Rows from a dataset of charts and code:

____

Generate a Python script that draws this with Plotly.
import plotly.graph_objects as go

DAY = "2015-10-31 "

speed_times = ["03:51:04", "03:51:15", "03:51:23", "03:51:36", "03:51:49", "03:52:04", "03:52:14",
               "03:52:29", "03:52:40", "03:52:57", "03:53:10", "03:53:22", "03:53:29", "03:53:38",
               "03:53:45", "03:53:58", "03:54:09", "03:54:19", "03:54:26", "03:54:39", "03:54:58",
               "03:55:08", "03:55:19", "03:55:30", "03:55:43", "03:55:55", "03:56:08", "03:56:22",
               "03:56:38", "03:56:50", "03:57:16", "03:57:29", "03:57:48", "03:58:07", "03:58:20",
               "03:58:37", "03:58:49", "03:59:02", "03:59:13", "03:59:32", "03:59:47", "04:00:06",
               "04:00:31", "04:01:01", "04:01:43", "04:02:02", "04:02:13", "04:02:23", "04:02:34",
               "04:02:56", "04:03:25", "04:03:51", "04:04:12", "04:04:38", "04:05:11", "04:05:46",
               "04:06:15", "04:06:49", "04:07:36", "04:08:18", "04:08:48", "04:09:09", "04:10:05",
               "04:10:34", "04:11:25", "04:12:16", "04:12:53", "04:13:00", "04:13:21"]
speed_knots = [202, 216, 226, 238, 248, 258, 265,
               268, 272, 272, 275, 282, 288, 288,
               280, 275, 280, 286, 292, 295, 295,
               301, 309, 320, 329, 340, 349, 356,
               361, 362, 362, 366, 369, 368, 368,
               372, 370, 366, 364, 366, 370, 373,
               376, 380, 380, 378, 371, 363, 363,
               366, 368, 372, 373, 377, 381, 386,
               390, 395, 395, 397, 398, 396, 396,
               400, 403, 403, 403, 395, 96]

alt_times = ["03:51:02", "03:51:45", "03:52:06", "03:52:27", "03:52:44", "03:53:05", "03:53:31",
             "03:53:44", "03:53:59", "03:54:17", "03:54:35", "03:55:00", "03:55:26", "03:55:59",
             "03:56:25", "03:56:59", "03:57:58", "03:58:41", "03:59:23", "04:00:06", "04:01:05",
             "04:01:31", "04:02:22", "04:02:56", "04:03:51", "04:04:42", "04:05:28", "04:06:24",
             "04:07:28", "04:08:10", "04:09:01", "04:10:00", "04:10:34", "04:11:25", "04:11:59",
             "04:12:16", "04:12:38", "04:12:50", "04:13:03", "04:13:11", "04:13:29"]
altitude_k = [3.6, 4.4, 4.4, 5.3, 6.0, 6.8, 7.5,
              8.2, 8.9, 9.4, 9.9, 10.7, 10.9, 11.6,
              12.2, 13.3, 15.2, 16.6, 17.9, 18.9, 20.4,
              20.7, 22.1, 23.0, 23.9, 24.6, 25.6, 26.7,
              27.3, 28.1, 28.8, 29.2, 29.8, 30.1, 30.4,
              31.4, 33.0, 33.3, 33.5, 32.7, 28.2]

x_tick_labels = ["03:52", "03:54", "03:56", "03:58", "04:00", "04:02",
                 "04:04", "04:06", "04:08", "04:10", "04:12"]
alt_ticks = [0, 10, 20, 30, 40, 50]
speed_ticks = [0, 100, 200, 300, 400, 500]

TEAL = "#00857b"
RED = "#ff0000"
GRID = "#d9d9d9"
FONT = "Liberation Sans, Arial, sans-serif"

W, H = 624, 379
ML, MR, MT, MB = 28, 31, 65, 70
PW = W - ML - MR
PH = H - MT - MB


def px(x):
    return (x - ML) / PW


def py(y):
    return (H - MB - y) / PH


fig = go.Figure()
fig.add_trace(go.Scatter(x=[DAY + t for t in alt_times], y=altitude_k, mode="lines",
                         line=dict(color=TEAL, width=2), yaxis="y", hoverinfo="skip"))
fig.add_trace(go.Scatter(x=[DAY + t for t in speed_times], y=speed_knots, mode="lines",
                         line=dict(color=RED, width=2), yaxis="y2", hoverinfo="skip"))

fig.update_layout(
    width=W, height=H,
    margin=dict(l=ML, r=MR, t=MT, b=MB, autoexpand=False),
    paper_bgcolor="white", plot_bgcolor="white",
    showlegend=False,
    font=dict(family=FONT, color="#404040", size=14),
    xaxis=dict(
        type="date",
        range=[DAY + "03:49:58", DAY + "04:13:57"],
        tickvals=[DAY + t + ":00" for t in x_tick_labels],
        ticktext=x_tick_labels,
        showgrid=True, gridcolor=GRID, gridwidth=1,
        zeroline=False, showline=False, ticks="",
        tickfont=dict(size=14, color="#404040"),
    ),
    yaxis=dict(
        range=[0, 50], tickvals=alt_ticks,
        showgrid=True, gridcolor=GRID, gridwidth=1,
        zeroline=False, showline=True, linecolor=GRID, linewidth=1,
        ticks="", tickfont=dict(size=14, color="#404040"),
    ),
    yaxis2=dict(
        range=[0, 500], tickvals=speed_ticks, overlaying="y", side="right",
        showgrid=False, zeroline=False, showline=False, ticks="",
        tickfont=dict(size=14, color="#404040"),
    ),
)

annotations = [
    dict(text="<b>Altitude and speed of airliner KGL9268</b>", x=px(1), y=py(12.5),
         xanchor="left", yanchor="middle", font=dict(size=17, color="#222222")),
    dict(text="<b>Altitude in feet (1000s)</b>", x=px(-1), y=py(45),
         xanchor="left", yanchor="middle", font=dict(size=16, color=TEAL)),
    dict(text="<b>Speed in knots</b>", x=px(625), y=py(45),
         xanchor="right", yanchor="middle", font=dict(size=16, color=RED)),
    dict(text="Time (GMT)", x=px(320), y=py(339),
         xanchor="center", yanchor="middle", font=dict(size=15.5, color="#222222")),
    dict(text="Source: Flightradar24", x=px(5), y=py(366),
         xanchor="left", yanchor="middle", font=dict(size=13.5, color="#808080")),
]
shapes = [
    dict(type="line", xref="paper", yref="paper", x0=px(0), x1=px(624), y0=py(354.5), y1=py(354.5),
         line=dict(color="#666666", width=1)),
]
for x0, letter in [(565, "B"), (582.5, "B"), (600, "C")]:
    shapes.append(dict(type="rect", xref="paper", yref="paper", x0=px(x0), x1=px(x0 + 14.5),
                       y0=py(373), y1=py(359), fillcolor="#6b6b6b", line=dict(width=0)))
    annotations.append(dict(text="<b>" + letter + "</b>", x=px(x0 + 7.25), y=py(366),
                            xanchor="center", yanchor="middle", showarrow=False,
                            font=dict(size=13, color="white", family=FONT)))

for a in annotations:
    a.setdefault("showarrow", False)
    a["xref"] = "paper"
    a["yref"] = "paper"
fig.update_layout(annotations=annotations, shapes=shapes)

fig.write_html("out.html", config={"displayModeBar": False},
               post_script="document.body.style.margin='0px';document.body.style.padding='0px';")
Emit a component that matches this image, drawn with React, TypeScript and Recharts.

____

■ PROBLEM DESCRIPTION ■
Repeat the data above, word for word.

■ SOLVED EXERCISE ■
Generate a Python script that draws this with Plotly.
import plotly.graph_objects as go

DAY = "2015-10-31 "

speed_times = ["03:51:04", "03:51:15", "03:51:23", "03:51:36", "03:51:49", "03:52:04", "03:52:14",
               "03:52:29", "03:52:40", "03:52:57", "03:53:10", "03:53:22", "03:53:29", "03:53:38",
               "03:53:45", "03:53:58", "03:54:09", "03:54:19", "03:54:26", "03:54:39", "03:54:58",
               "03:55:08", "03:55:19", "03:55:30", "03:55:43", "03:55:55", "03:56:08", "03:56:22",
               "03:56:38", "03:56:50", "03:57:16", "03:57:29", "03:57:48", "03:58:07", "03:58:20",
               "03:58:37", "03:58:49", "03:59:02", "03:59:13", "03:59:32", "03:59:47", "04:00:06",
               "04:00:31", "04:01:01", "04:01:43", "04:02:02", "04:02:13", "04:02:23", "04:02:34",
               "04:02:56", "04:03:25", "04:03:51", "04:04:12", "04:04:38", "04:05:11", "04:05:46",
               "04:06:15", "04:06:49", "04:07:36", "04:08:18", "04:08:48", "04:09:09", "04:10:05",
               "04:10:34", "04:11:25", "04:12:16", "04:12:53", "04:13:00", "04:13:21"]
speed_knots = [202, 216, 226, 238, 248, 258, 265,
               268, 272, 272, 275, 282, 288, 288,
               280, 275, 280, 286, 292, 295, 295,
               301, 309, 320, 329, 340, 349, 356,
               361, 362, 362, 366, 369, 368, 368,
               372, 370, 366, 364, 366, 370, 373,
               376, 380, 380, 378, 371, 363, 363,
               366, 368, 372, 373, 377, 381, 386,
               390, 395, 395, 397, 398, 396, 396,
               400, 403, 403, 403, 395, 96]

alt_times = ["03:51:02", "03:51:45", "03:52:06", "03:52:27", "03:52:44", "03:53:05", "03:53:31",
             "03:53:44", "03:53:59", "03:54:17", "03:54:35", "03:55:00", "03:55:26", "03:55:59",
             "03:56:25", "03:56:59", "03:57:58", "03:58:41", "03:59:23", "04:00:06", "04:01:05",
             "04:01:31", "04:02:22", "04:02:56", "04:03:51", "04:04:42", "04:05:28", "04:06:24",
             "04:07:28", "04:08:10", "04:09:01", "04:10:00", "04:10:34", "04:11:25", "04:11:59",
             "04:12:16", "04:12:38", "04:12:50", "04:13:03", "04:13:11", "04:13:29"]
altitude_k = [3.6, 4.4, 4.4, 5.3, 6.0, 6.8, 7.5,
              8.2, 8.9, 9.4, 9.9, 10.7, 10.9, 11.6,
              12.2, 13.3, 15.2, 16.6, 17.9, 18.9, 20.4,
              20.7, 22.1, 23.0, 23.9, 24.6, 25.6, 26.7,
              27.3, 28.1, 28.8, 29.2, 29.8, 30.1, 30.4,
              31.4, 33.0, 33.3, 33.5, 32.7, 28.2]

x_tick_labels = ["03:52", "03:54", "03:56", "03:58", "04:00", "04:02",
                 "04:04", "04:06", "04:08", "04:10", "04:12"]
alt_ticks = [0, 10, 20, 30, 40, 50]
speed_ticks = [0, 100, 200, 300, 400, 500]

TEAL = "#00857b"
RED = "#ff0000"
GRID = "#d9d9d9"
FONT = "Liberation Sans, Arial, sans-serif"

W, H = 624, 379
ML, MR, MT, MB = 28, 31, 65, 70
PW = W - ML - MR
PH = H - MT - MB


def px(x):
    return (x - ML) / PW


def py(y):
    return (H - MB - y) / PH


fig = go.Figure()
fig.add_trace(go.Scatter(x=[DAY + t for t in alt_times], y=altitude_k, mode="lines",
                         line=dict(color=TEAL, width=2), yaxis="y", hoverinfo="skip"))
fig.add_trace(go.Scatter(x=[DAY + t for t in speed_times], y=speed_knots, mode="lines",
                         line=dict(color=RED, width=2), yaxis="y2", hoverinfo="skip"))

fig.update_layout(
    width=W, height=H,
    margin=dict(l=ML, r=MR, t=MT, b=MB, autoexpand=False),
    paper_bgcolor="white", plot_bgcolor="white",
    showlegend=False,
    font=dict(family=FONT, color="#404040", size=14),
    xaxis=dict(
        type="date",
        range=[DAY + "03:49:58", DAY + "04:13:57"],
        tickvals=[DAY + t + ":00" for t in x_tick_labels],
        ticktext=x_tick_labels,
        showgrid=True, gridcolor=GRID, gridwidth=1,
        zeroline=False, showline=False, ticks="",
        tickfont=dict(size=14, color="#404040"),
    ),
    yaxis=dict(
        range=[0, 50], tickvals=alt_ticks,
        showgrid=True, gridcolor=GRID, gridwidth=1,
        zeroline=False, showline=True, linecolor=GRID, linewidth=1,
        ticks="", tickfont=dict(size=14, color="#404040"),
    ),
    yaxis2=dict(
        range=[0, 500], tickvals=speed_ticks, overlaying="y", side="right",
        showgrid=False, zeroline=False, showline=False, ticks="",
        tickfont=dict(size=14, color="#404040"),
    ),
)

annotations = [
    dict(text="<b>Altitude and speed of airliner KGL9268</b>", x=px(1), y=py(12.5),
         xanchor="left", yanchor="middle", font=dict(size=17, color="#222222")),
    dict(text="<b>Altitude in feet (1000s)</b>", x=px(-1), y=py(45),
         xanchor="left", yanchor="middle", font=dict(size=16, color=TEAL)),
    dict(text="<b>Speed in knots</b>", x=px(625), y=py(45),
         xanchor="right", yanchor="middle", font=dict(size=16, color=RED)),
    dict(text="Time (GMT)", x=px(320), y=py(339),
         xanchor="center", yanchor="middle", font=dict(size=15.5, color="#222222")),
    dict(text="Source: Flightradar24", x=px(5), y=py(366),
         xanchor="left", yanchor="middle", font=dict(size=13.5, color="#808080")),
]
shapes = [
    dict(type="line", xref="paper", yref="paper", x0=px(0), x1=px(624), y0=py(354.5), y1=py(354.5),
         line=dict(color="#666666", width=1)),
]
for x0, letter in [(565, "B"), (582.5, "B"), (600, "C")]:
    shapes.append(dict(type="rect", xref="paper", yref="paper", x0=px(x0), x1=px(x0 + 14.5),
                       y0=py(373), y1=py(359), fillcolor="#6b6b6b", line=dict(width=0)))
    annotations.append(dict(text="<b>" + letter + "</b>", x=px(x0 + 7.25), y=py(366),
                            xanchor="center", yanchor="middle", showarrow=False,
                            font=dict(size=13, color="white", family=FONT)))

for a in annotations:
    a.setdefault("showarrow", False)
    a["xref"] = "paper"
    a["yref"] = "paper"
fig.update_layout(annotations=annotations, shapes=shapes)

fig.write_html("out.html", config={"displayModeBar": False},
               post_script="document.body.style.margin='0px';document.body.style.padding='0px';")
Emit a component that matches this image, drawn with React, TypeScript and Recharts.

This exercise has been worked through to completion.